A system typically has many processes, both user and operating system processes, running concurrently on one or more CPUs.

The operating system is responsible for creating and deleting both user and system processes.
The operating system suspends and resumes processes.
The operating system provides mechanisms for process synchronization and communication.
The operating system provides mechanisms for deadlock handling.

All data must be in memory before and after processing.
All instructions must be in memory to execute.
Memory management determines what is in memory when to optimize CPU utilization and computer response to users.
Memory management activities include keeping track of which parts of memory are currently being used and by whom, deciding which processes and data to move into and out of memory, and allocating and deallocating memory space as needed.

The operating system provides a uniform, logical view of information storage, abstracting physical properties to a logical storage unit (file).
Each medium is controlled by a device (e.g., disk drive, tape drive).
File-system management involves creating and deleting files and directories, primitives to manipulate files and directories, mapping files onto secondary storage, and backing up files onto stable (non-volatile) storage media.
Mass-storage management involves free-space management, storage allocation, and disk scheduling.

The I/O subsystem is responsible for memory management of I/O, including buffering, caching, and spooling.
The I/O subsystem provides a general device-driver interface and drivers for specific hardware devices.

Protection is any mechanism for controlling access of processes or users to resources defined by the operating system.
Security is the defense of the system against internal and external attacks.
Systems generally first distinguish among users to determine who can do what.
User identities (user IDs, security IDs) include a name and associated number, one per user.
User ID is then associated with all files, processes of that user to determine access control.

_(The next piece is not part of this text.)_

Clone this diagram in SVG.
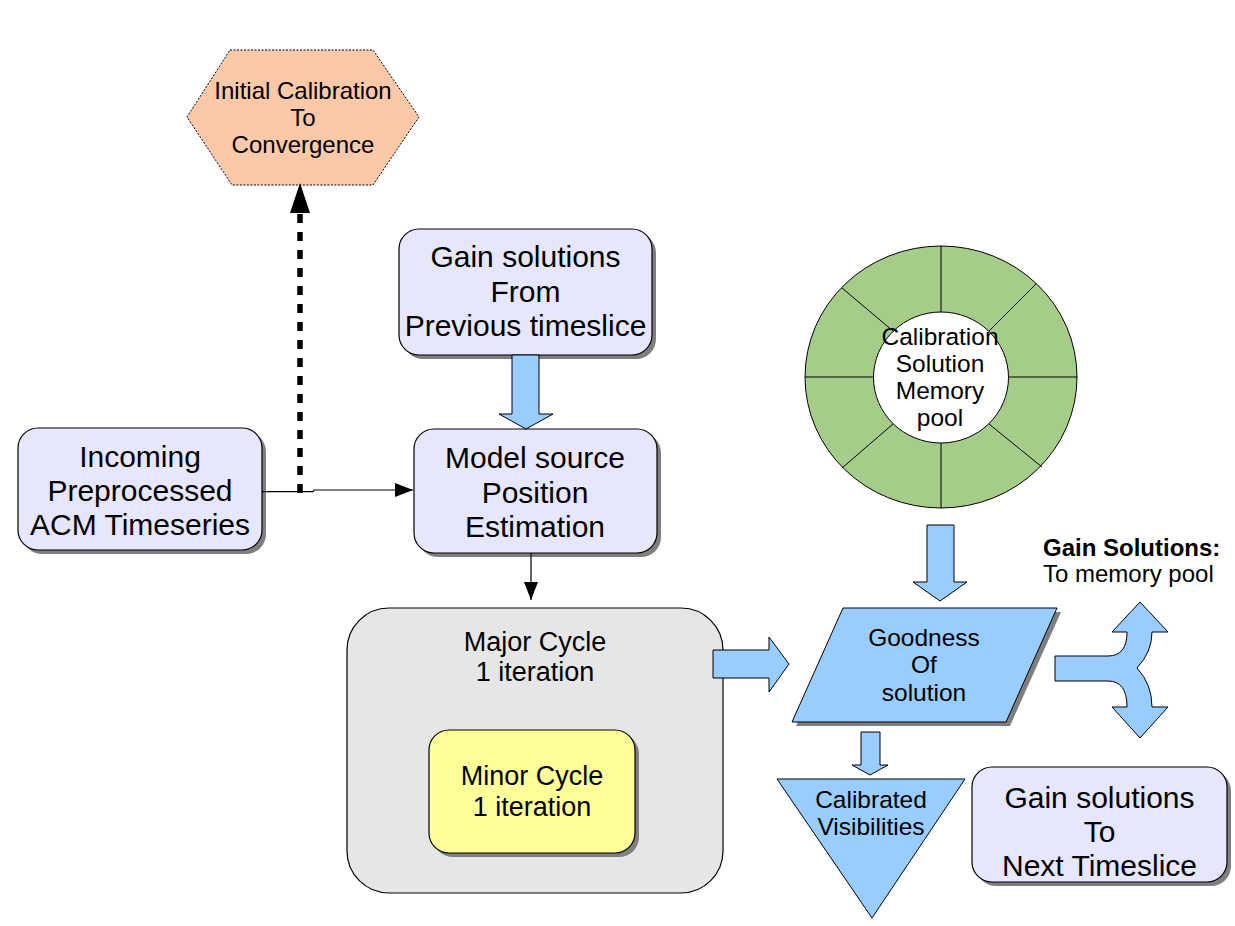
<svg xmlns="http://www.w3.org/2000/svg" width="1235" height="926" viewBox="0 0 1235 926">
<defs>
<style>
text{font-family:"Liberation Sans",Arial,sans-serif;fill:#000;text-anchor:middle}
.box{fill:#e6e6fc;stroke:#000;stroke-width:1.2}
.shadow{fill:#7f7f7f}
.blk{fill:#99ccff;stroke:#000;stroke-width:1}
.t30{font-size:30px}
.t27{font-size:27px}
.t24{font-size:24.5px}
.thin{stroke:#000;stroke-width:1.2;fill:none}
</style>
<marker id="ah" markerWidth="18" markerHeight="14" refX="18" refY="7" orient="auto" markerUnits="userSpaceOnUse">
<path d="M0,0 L18,7 L0,14 Z" fill="#000"/>
</marker>
</defs>

<g id="initial-calibration">
<path d="M230,50 L373,50 L419,117 L373,185 L232,185 L187,117 Z" fill="#fbc9a8" stroke="#000" stroke-width="1" stroke-dasharray="2 1.5"/>
<text x="303" y="99" style="font-size:24px">Initial Calibration</text>
<text x="303" y="126" style="font-size:24px">To</text>
<text x="303" y="153" style="font-size:24px">Convergence</text>
</g>

<g id="gain-from-previous">
<rect class="shadow" x="403" y="233" width="253" height="126" rx="20"/>
<rect class="box" x="399" y="229" width="253" height="126" rx="20"/>
<text class="t30" x="525.5" y="267">Gain solutions</text>
<text class="t30" x="525.5" y="302">From</text>
<text class="t30" x="525.5" y="336">Previous timeslice</text>
</g>

<g id="incoming">
<rect class="shadow" x="22" y="432" width="244" height="122" rx="20"/>
<rect class="box" x="18" y="428" width="244" height="122" rx="20"/>
<text class="t30" x="140" y="467">Incoming</text>
<text class="t30" x="140" y="501">Preprocessed</text>
<text class="t30" x="140" y="535">ACM Timeseries</text>
</g>

<g id="model-source">
<rect class="shadow" x="418" y="433" width="243" height="124" rx="20"/>
<rect class="box" x="414" y="429" width="243" height="124" rx="20"/>
<text class="t30" x="535" y="468">Model source</text>
<text class="t30" x="535" y="503">Position</text>
<text class="t30" x="535" y="537">Estimation</text>
</g>

<g id="memory-pool">
<ellipse cx="941" cy="377" rx="136" ry="131" fill="#a6cc8a" stroke="#000" stroke-width="1"/>
<g stroke="#000" stroke-width="1">
<line x1="941" y1="246" x2="941" y2="312"/>
<line x1="941" y1="443" x2="941" y2="508"/>
<line x1="805" y1="377" x2="873" y2="377"/>
<line x1="1008" y1="377" x2="1077" y2="377"/>
<line x1="842" y1="288" x2="893" y2="331"/>
<line x1="1036" y1="284" x2="989" y2="331"/>
<line x1="842" y1="468" x2="893" y2="424"/>
<line x1="1042" y1="467" x2="989" y2="424"/>
</g>
<ellipse cx="941" cy="377.5" rx="67.5" ry="65.5" fill="#fff" stroke="#000" stroke-width="1"/>
<text class="t24" x="940" y="345">Calibration</text>
<text class="t24" x="940" y="372">Solution</text>
<text class="t24" x="940" y="399">Memory</text>
<text class="t24" x="940" y="426">pool</text>
</g>

<g id="major-cycle">
<rect x="347" y="608" width="376" height="285" rx="42" fill="#e6e6e6" stroke="#000" stroke-width="1.2"/>
<text class="t27" x="535" y="651">Major Cycle</text>
<text class="t27" x="535" y="681">1 iteration</text>
</g>

<g id="minor-cycle">
<rect class="shadow" x="433" y="734" width="206" height="123" rx="20"/>
<rect x="429" y="730" width="206" height="123" rx="20" fill="#ffff99" stroke="#000" stroke-width="1.2"/>
<text class="t27" x="532" y="785">Minor Cycle</text>
<text class="t27" x="532" y="816">1 iteration</text>
</g>

<g id="goodness">
<path class="shadow" d="M847,612 L1061,612 L1010,726 L796,726 Z"/>
<path class="blk" d="M843,608 L1057,608 L1006,722 L792,722 Z"/>
<text class="t24" x="924" y="646">Goodness</text>
<text class="t24" x="924" y="673">Of</text>
<text class="t24" x="924" y="701">solution</text>
</g>

<g id="calibrated-visibilities">
<path class="blk" d="M777,779 L965,779 L872,918 Z"/>
<text class="t24" x="871" y="808">Calibrated</text>
<text class="t24" x="871" y="835">Visibilities</text>
</g>

<g id="gain-label">
<text x="1043" y="556" style="font-size:24px;font-weight:bold;text-anchor:start">Gain Solutions:</text>
<text x="1043" y="582" style="font-size:24px;text-anchor:start">To memory pool</text>
</g>

<g id="gain-to-next">
<rect class="shadow" x="976" y="771" width="255" height="115" rx="20"/>
<rect class="box" x="972" y="767" width="255" height="115" rx="20"/>
<text class="t30" x="1099.5" y="808">Gain solutions</text>
<text class="t30" x="1099.5" y="842">To</text>
<text class="t30" x="1099.5" y="876">Next Timeslice</text>
</g>

<g id="connectors">
<path class="thin" d="M262,491.7 L313,491.7 L314,490 L413,490" marker-end="url(#ah)"/>
<line x1="300" y1="493" x2="300" y2="214" stroke="#000" stroke-width="5.5" stroke-dasharray="9 9"/>
<path d="M290,213 L300,183 L310,213 Z" fill="#000"/>
<path class="thin" d="M531,553 L531,600" marker-end="url(#ah)"/>
<path class="blk" d="M512,355 L539,355 L539,414 L553,414 L526,429 L499,414 L512,414 Z"/>
<path class="blk" d="M713,650 L769,650 L769,637 L789,664 L769,692 L769,678 L713,678 Z"/>
<path class="blk" d="M927,525 L954,525 L954,582 L967,582 L940,601 L913,582 L927,582 Z"/>
<path class="blk" d="M861,732 L880,732 L880,765 L888,765 L870,775 L852,765 L861,765 Z"/>
<path class="blk" d="M1055,656 L1108,656 Q1127,656 1127,632 L1112,632 L1140,602 L1168,632 L1152,632 Q1152,652 1137,668 Q1152,684 1152,707 L1168,707 L1140,738 L1112,707 L1127,707 Q1127,681 1108,681 L1055,681 Z"/>
</g>
</svg>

Traditional computer environments are blurring over time.
Office environments use PCs connected to a network, terminals attached to mainframe or minicomputers providing batch and timesharing.
Home networks use firewalled, networked systems.
Client-server computing uses smart PCs as clients, requesting services from servers.
Clustered systems are multiple systems working together, sharing storage via a storage-area network (SAN), providing high-availability service.

Multiprogramming is needed for efficiency, organizing jobs (code and data) so the CPU always has one to execute.
Timesharing (multitasking) is a logical extension in which the CPU switches jobs so frequently that users can interact with each job while it is running.
Response time should be less than 1 second.
Each user has at least one program executing in memory (process).
If several jobs are ready to run at the same time, CPU scheduling is required.
If processes don't fit in memory, swapping moves them in and out to run.
Virtual memory allows execution of processes not completely in memory.

The operating system is interrupt-driven by hardware.
Software errors or requests create exceptions or traps.
Dual-mode operation allows the OS to protect itself and other system components.
Mode bit is provided by hardware, allowing the system to distinguish between user code and kernel code.
System call changes mode to kernel, and return from call resets it to user.